- _Exercise_: Output every entry exactly as written, skipping any pictures.

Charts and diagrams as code

** BEGIN **

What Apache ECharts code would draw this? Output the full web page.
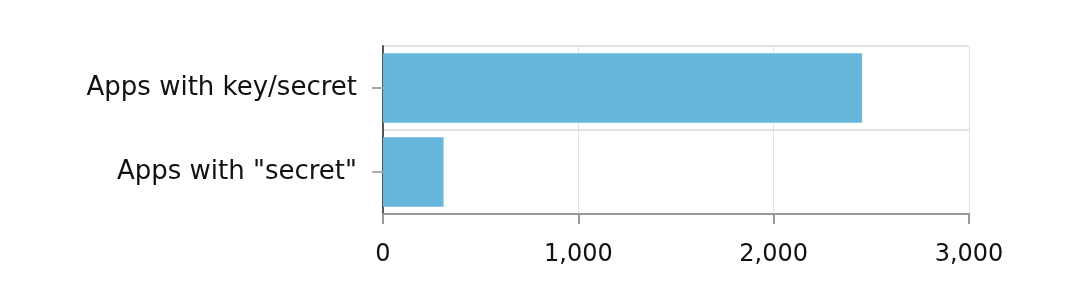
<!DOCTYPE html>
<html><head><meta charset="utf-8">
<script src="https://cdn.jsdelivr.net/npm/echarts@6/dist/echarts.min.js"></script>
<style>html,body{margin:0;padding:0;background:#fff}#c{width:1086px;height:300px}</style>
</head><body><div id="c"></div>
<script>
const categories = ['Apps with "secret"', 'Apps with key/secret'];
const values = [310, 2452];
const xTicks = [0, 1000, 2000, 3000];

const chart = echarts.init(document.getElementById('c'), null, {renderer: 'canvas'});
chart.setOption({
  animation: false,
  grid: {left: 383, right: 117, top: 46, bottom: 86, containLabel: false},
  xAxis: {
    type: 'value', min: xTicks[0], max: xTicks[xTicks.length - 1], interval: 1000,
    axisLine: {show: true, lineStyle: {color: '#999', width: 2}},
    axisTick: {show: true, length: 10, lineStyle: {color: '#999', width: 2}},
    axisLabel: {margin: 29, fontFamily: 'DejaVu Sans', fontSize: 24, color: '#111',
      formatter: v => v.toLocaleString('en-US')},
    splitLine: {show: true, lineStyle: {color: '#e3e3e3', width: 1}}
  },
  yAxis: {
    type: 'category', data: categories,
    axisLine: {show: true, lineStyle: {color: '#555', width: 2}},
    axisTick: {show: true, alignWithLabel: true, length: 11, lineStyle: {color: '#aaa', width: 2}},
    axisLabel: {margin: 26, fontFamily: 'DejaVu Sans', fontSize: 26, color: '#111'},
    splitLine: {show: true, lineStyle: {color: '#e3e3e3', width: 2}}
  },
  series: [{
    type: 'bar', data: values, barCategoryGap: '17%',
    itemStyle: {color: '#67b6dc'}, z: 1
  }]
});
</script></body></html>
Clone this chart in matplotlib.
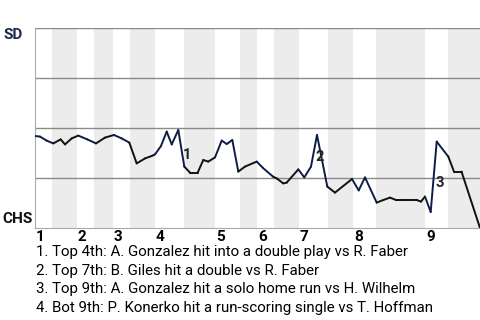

** END **

- _Reply to the task_:
What Apache ECharts code would draw this? Output the full web page.
<!DOCTYPE html>
<html><head><meta charset="utf-8">
<script src="https://cdn.jsdelivr.net/npm/echarts@6/dist/echarts.min.js"></script>
<style>html,body{margin:0;padding:0;background:#fff}#c{width:1086px;height:300px}</style>
</head><body><div id="c"></div>
<script>
const categories = ['Apps with "secret"', 'Apps with key/secret'];
const values = [310, 2452];
const xTicks = [0, 1000, 2000, 3000];

const chart = echarts.init(document.getElementById('c'), null, {renderer: 'canvas'});
chart.setOption({
  animation: false,
  grid: {left: 383, right: 117, top: 46, bottom: 86, containLabel: false},
  xAxis: {
    type: 'value', min: xTicks[0], max: xTicks[xTicks.length - 1], interval: 1000,
    axisLine: {show: true, lineStyle: {color: '#999', width: 2}},
    axisTick: {show: true, length: 10, lineStyle: {color: '#999', width: 2}},
    axisLabel: {margin: 29, fontFamily: 'DejaVu Sans', fontSize: 24, color: '#111',
      formatter: v => v.toLocaleString('en-US')},
    splitLine: {show: true, lineStyle: {color: '#e3e3e3', width: 1}}
  },
  yAxis: {
    type: 'category', data: categories,
    axisLine: {show: true, lineStyle: {color: '#555', width: 2}},
    axisTick: {show: true, alignWithLabel: true, length: 11, lineStyle: {color: '#aaa', width: 2}},
    axisLabel: {margin: 26, fontFamily: 'DejaVu Sans', fontSize: 26, color: '#111'},
    splitLine: {show: true, lineStyle: {color: '#e3e3e3', width: 2}}
  },
  series: [{
    type: 'bar', data: values, barCategoryGap: '17%',
    itemStyle: {color: '#67b6dc'}, z: 1
  }]
});
</script></body></html>
Clone this chart in matplotlib.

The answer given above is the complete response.